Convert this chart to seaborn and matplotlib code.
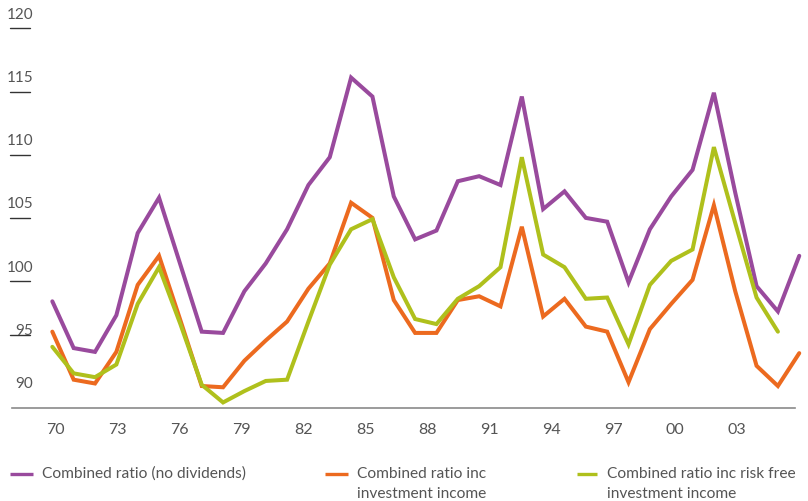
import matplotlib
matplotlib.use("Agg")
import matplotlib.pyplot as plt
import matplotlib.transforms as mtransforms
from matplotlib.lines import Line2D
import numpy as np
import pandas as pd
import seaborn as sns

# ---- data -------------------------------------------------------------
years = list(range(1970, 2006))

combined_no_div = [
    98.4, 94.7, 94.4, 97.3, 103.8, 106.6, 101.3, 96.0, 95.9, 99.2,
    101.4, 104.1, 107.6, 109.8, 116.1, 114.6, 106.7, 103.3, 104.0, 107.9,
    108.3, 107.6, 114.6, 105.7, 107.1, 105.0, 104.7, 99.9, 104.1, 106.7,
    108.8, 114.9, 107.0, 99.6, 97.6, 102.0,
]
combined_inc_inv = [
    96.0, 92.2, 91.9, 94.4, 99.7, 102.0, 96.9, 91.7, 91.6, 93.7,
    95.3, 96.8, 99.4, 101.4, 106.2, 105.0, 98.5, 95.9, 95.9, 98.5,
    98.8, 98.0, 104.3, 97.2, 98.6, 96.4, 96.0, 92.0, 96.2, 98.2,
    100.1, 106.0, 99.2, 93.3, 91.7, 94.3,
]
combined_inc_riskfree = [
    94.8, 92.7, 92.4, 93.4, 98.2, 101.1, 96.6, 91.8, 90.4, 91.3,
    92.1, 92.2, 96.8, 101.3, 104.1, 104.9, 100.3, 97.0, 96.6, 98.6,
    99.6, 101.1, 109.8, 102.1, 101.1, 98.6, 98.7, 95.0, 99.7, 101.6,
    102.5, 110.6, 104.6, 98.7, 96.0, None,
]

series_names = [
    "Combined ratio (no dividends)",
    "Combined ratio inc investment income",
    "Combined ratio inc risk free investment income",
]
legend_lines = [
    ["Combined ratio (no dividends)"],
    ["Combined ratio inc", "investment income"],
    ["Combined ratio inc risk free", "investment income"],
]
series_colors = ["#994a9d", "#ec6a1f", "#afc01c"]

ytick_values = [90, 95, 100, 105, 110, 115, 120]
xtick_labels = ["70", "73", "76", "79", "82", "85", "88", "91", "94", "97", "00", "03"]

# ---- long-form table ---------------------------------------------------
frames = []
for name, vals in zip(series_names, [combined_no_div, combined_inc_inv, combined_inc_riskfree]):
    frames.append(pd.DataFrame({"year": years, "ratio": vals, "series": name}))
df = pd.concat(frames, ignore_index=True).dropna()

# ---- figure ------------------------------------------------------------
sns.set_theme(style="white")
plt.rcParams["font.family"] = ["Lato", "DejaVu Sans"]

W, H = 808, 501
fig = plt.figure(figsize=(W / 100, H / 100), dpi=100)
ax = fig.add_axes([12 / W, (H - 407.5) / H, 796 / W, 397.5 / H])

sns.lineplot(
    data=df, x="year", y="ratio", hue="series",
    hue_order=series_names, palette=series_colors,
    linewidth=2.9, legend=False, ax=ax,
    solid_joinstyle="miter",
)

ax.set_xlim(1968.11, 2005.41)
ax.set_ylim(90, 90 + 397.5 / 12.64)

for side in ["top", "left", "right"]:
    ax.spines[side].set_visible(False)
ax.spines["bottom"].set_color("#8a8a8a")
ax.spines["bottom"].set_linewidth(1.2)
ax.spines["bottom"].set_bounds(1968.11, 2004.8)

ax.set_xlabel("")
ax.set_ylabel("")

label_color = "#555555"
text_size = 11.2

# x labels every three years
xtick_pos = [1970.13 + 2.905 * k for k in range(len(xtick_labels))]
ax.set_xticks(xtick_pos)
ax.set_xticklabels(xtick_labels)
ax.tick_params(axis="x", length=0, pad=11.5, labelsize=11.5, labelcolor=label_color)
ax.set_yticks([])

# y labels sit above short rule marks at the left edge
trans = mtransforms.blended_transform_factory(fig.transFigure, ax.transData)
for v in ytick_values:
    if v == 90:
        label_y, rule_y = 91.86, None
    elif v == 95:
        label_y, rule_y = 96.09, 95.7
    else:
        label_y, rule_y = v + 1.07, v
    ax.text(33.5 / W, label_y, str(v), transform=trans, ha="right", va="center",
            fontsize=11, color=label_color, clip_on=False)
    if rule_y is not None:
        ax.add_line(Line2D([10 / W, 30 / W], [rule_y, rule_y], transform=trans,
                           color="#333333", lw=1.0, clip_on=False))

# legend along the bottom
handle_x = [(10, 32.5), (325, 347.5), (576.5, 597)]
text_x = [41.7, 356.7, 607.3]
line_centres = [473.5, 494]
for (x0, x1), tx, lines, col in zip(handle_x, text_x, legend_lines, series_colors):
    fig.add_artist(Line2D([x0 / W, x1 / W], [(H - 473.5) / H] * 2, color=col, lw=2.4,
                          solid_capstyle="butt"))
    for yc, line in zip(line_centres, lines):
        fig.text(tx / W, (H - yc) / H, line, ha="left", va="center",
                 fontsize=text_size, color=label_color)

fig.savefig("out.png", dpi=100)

■ ■ ■ ■

> _Problem to solve_
Take the listing and print it again exactly, but without any pictures.

> _Solution to the problem_
Convert this chart to seaborn and matplotlib code.
import matplotlib
matplotlib.use("Agg")
import matplotlib.pyplot as plt
import matplotlib.transforms as mtransforms
from matplotlib.lines import Line2D
import numpy as np
import pandas as pd
import seaborn as sns

# ---- data -------------------------------------------------------------
years = list(range(1970, 2006))

combined_no_div = [
    98.4, 94.7, 94.4, 97.3, 103.8, 106.6, 101.3, 96.0, 95.9, 99.2,
    101.4, 104.1, 107.6, 109.8, 116.1, 114.6, 106.7, 103.3, 104.0, 107.9,
    108.3, 107.6, 114.6, 105.7, 107.1, 105.0, 104.7, 99.9, 104.1, 106.7,
    108.8, 114.9, 107.0, 99.6, 97.6, 102.0,
]
combined_inc_inv = [
    96.0, 92.2, 91.9, 94.4, 99.7, 102.0, 96.9, 91.7, 91.6, 93.7,
    95.3, 96.8, 99.4, 101.4, 106.2, 105.0, 98.5, 95.9, 95.9, 98.5,
    98.8, 98.0, 104.3, 97.2, 98.6, 96.4, 96.0, 92.0, 96.2, 98.2,
    100.1, 106.0, 99.2, 93.3, 91.7, 94.3,
]
combined_inc_riskfree = [
    94.8, 92.7, 92.4, 93.4, 98.2, 101.1, 96.6, 91.8, 90.4, 91.3,
    92.1, 92.2, 96.8, 101.3, 104.1, 104.9, 100.3, 97.0, 96.6, 98.6,
    99.6, 101.1, 109.8, 102.1, 101.1, 98.6, 98.7, 95.0, 99.7, 101.6,
    102.5, 110.6, 104.6, 98.7, 96.0, None,
]

series_names = [
    "Combined ratio (no dividends)",
    "Combined ratio inc investment income",
    "Combined ratio inc risk free investment income",
]
legend_lines = [
    ["Combined ratio (no dividends)"],
    ["Combined ratio inc", "investment income"],
    ["Combined ratio inc risk free", "investment income"],
]
series_colors = ["#994a9d", "#ec6a1f", "#afc01c"]

ytick_values = [90, 95, 100, 105, 110, 115, 120]
xtick_labels = ["70", "73", "76", "79", "82", "85", "88", "91", "94", "97", "00", "03"]

# ---- long-form table ---------------------------------------------------
frames = []
for name, vals in zip(series_names, [combined_no_div, combined_inc_inv, combined_inc_riskfree]):
    frames.append(pd.DataFrame({"year": years, "ratio": vals, "series": name}))
df = pd.concat(frames, ignore_index=True).dropna()

# ---- figure ------------------------------------------------------------
sns.set_theme(style="white")
plt.rcParams["font.family"] = ["Lato", "DejaVu Sans"]

W, H = 808, 501
fig = plt.figure(figsize=(W / 100, H / 100), dpi=100)
ax = fig.add_axes([12 / W, (H - 407.5) / H, 796 / W, 397.5 / H])

sns.lineplot(
    data=df, x="year", y="ratio", hue="series",
    hue_order=series_names, palette=series_colors,
    linewidth=2.9, legend=False, ax=ax,
    solid_joinstyle="miter",
)

ax.set_xlim(1968.11, 2005.41)
ax.set_ylim(90, 90 + 397.5 / 12.64)

for side in ["top", "left", "right"]:
    ax.spines[side].set_visible(False)
ax.spines["bottom"].set_color("#8a8a8a")
ax.spines["bottom"].set_linewidth(1.2)
ax.spines["bottom"].set_bounds(1968.11, 2004.8)

ax.set_xlabel("")
ax.set_ylabel("")

label_color = "#555555"
text_size = 11.2

# x labels every three years
xtick_pos = [1970.13 + 2.905 * k for k in range(len(xtick_labels))]
ax.set_xticks(xtick_pos)
ax.set_xticklabels(xtick_labels)
ax.tick_params(axis="x", length=0, pad=11.5, labelsize=11.5, labelcolor=label_color)
ax.set_yticks([])

# y labels sit above short rule marks at the left edge
trans = mtransforms.blended_transform_factory(fig.transFigure, ax.transData)
for v in ytick_values:
    if v == 90:
        label_y, rule_y = 91.86, None
    elif v == 95:
        label_y, rule_y = 96.09, 95.7
    else:
        label_y, rule_y = v + 1.07, v
    ax.text(33.5 / W, label_y, str(v), transform=trans, ha="right", va="center",
            fontsize=11, color=label_color, clip_on=False)
    if rule_y is not None:
        ax.add_line(Line2D([10 / W, 30 / W], [rule_y, rule_y], transform=trans,
                           color="#333333", lw=1.0, clip_on=False))

# legend along the bottom
handle_x = [(10, 32.5), (325, 347.5), (576.5, 597)]
text_x = [41.7, 356.7, 607.3]
line_centres = [473.5, 494]
for (x0, x1), tx, lines, col in zip(handle_x, text_x, legend_lines, series_colors):
    fig.add_artist(Line2D([x0 / W, x1 / W], [(H - 473.5) / H] * 2, color=col, lw=2.4,
                          solid_capstyle="butt"))
    for yc, line in zip(line_centres, lines):
        fig.text(tx / W, (H - yc) / H, line, ha="left", va="center",
                 fontsize=text_size, color=label_color)

fig.savefig("out.png", dpi=100)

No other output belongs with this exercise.